*INSTRUCTIONS TO FOLLOW:*
Extract the lines from the start through the line that holds "import pandas as pd", both included, omitting all images.

□ □ □ □ □

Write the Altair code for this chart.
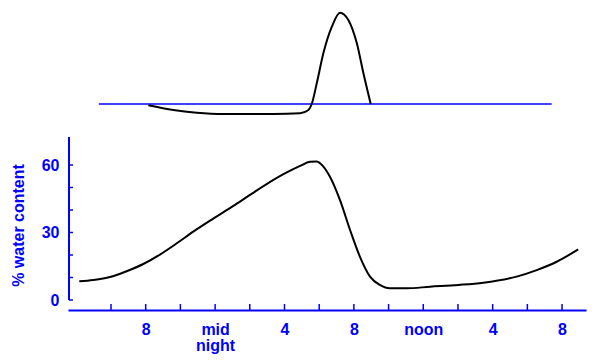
import json
import altair as alt
import pandas as pd

# ---- data ----
water_hours = [16.17, 16.98, 17.94, 18.90, 19.86, 20.82, 21.79, 22.74, 23.71, 25.05,
               26.01, 26.97, 27.94, 28.90, 29.47, 29.86, 30.05, 30.62, 31.20, 31.78,
               32.35, 32.93, 33.50, 34.08, 35.04, 36.39, 38.02, 39.46, 41.38, 42.54,
               43.69, 44.93]
water_pct = [8.3, 8.9, 10.2, 12.8, 16.0, 20.2, 25.2, 30.4, 35.3, 41.8,
             46.7, 51.5, 55.9, 59.6, 61.4, 61.6, 60.8, 54.8, 44.4, 31.1,
             19.2, 10.4, 6.7, 5.2, 5.2, 5.9, 6.7, 7.7, 10.4, 13.3,
             17.0, 22.5]

rate_hours = [20.15, 21.59, 22.94, 24.47, 27.36, 28.90, 29.38, 29.57, 29.86, 30.24,
              30.73, 31.20, 31.68, 32.17, 32.55, 32.97]
rate_values = [-1.3, -6, -8.7, -10, -10, -9.3, -6, 0, 20.7, 50.7,
               77.3, 91.3, 84, 60.7, 30.7, 0]

baseline_hours = [17.3, 43.4]
baseline_values = [0, 0]

x_tick_hours = [18, 20, 22, 24, 26, 28, 30, 32, 34, 36, 38, 40, 42, 44]
x_label_hours = [20, 24, 28, 32, 36, 40, 44]
x_label_texts = ["8", ["mid", "night"], "4", "8", "noon", "4", "8"]
y_tick_values = [0, 10, 20, 30, 40, 50, 60]
y_label_values = [0, 30, 60]
y_axis_extent = [0, 72.4]

x_domain = [15.52, 45.38]
water_domain = [0, 129.78]
rate_domain = [-196, 96]

BLUE = "#0000ff"
FONT = "Liberation Sans"

label_expr = ""
for h, t in zip(x_label_hours, x_label_texts):
    label_expr += f"datum.value == {h} ? {json.dumps(t)} : "
label_expr += "''"

xscale = alt.Scale(domain=x_domain, nice=False, zero=False)
wscale = alt.Scale(domain=water_domain, nice=False, zero=False)
rscale = alt.Scale(domain=rate_domain, nice=False, zero=False)

x_axis = alt.Axis(
    values=x_label_hours, labelExpr=label_expr, title=None, offset=10,
    domainColor=BLUE, domainWidth=2, ticks=False, tickSize=0,
    labelPadding=11, labelColor=BLUE, labelFont=FONT, labelFontSize=16,
    labelFontWeight="bold", labelLineHeight=16, grid=False,
    labelAlign="center", labelBaseline="top", labelFlush=False,
    labelOverlap=False)

X = alt.X("hour:Q", scale=xscale, axis=x_axis)

water_df = pd.DataFrame({"hour": water_hours, "pct": water_pct})
rate_df = pd.DataFrame({"hour": rate_hours, "rate": rate_values})
base_df = pd.DataFrame({"hour": baseline_hours, "rate": baseline_values})
xt_df = pd.DataFrame({"hour": x_tick_hours})
yt_df = pd.DataFrame({"pct": y_tick_values})
ya_df = pd.DataFrame({"lo": [y_axis_extent[0]], "hi": [y_axis_extent[1]]})

water = alt.Chart(water_df).mark_line(
    color="black", strokeWidth=2, interpolate="monotone"
).encode(
    x=X,
    y=alt.Y("pct:Q", scale=wscale, axis=alt.Axis(
        values=y_label_values, domain=False, ticks=False, tickSize=0,
        labelPadding=9, labelColor=BLUE, labelFont=FONT, labelFontSize=16,
        labelFontWeight="bold", grid=False, labelFlush=False, labelOverlap=False,
        title="% water content", titleColor=BLUE, titleFont=FONT,
        titleFontSize=16, titleFontWeight="bold", titleX=-45, titleY=217,
        titleAlign="center", titleBaseline="alphabetic", titleAngle=270)),
)

baseline = alt.Chart(base_df).mark_line(color=BLUE, strokeWidth=1.5).encode(
    x=X,
    y=alt.Y("rate:Q", scale=rscale, axis=None),
)

rate_curve = alt.Chart(rate_df).mark_line(
    color="black", strokeWidth=2, interpolate="monotone"
).encode(
    x=X,
    y=alt.Y("rate:Q", scale=rscale, axis=None),
)

y_axis_line = alt.Chart(ya_df).mark_rule(color=BLUE, strokeWidth=2).encode(
    y=alt.Y("lo:Q", scale=wscale, axis=None),
    y2="hi:Q",
    x=alt.value(1),
)

y_ticks = alt.Chart(yt_df).mark_rule(color=BLUE, strokeWidth=1.5).encode(
    y=alt.Y("pct:Q", scale=wscale, axis=None),
    x=alt.value(1),
    x2=alt.value(5),
)

x_ticks = alt.Chart(xt_df).mark_rule(color=BLUE, strokeWidth=1.5).encode(
    x=X,
    y=alt.value(296),
    y2=alt.value(302),
)

chart = alt.layer(
    water, baseline, rate_curve, y_axis_line, y_ticks, x_ticks
).resolve_scale(
    y="independent"
).properties(
    width=518, height=292,
    padding={"left": 60, "top": 0, "right": 6, "bottom": 54},
    autosize=alt.AutoSizeParams(type="none"),
    background="white",
).configure_view(stroke=None)

chart.save("out.html", embed_options={"renderer": "svg", "actions": False})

□ □ □ □ □

*FULL RESPONSE:*
Write the Altair code for this chart.
import json
import altair as alt
import pandas as pd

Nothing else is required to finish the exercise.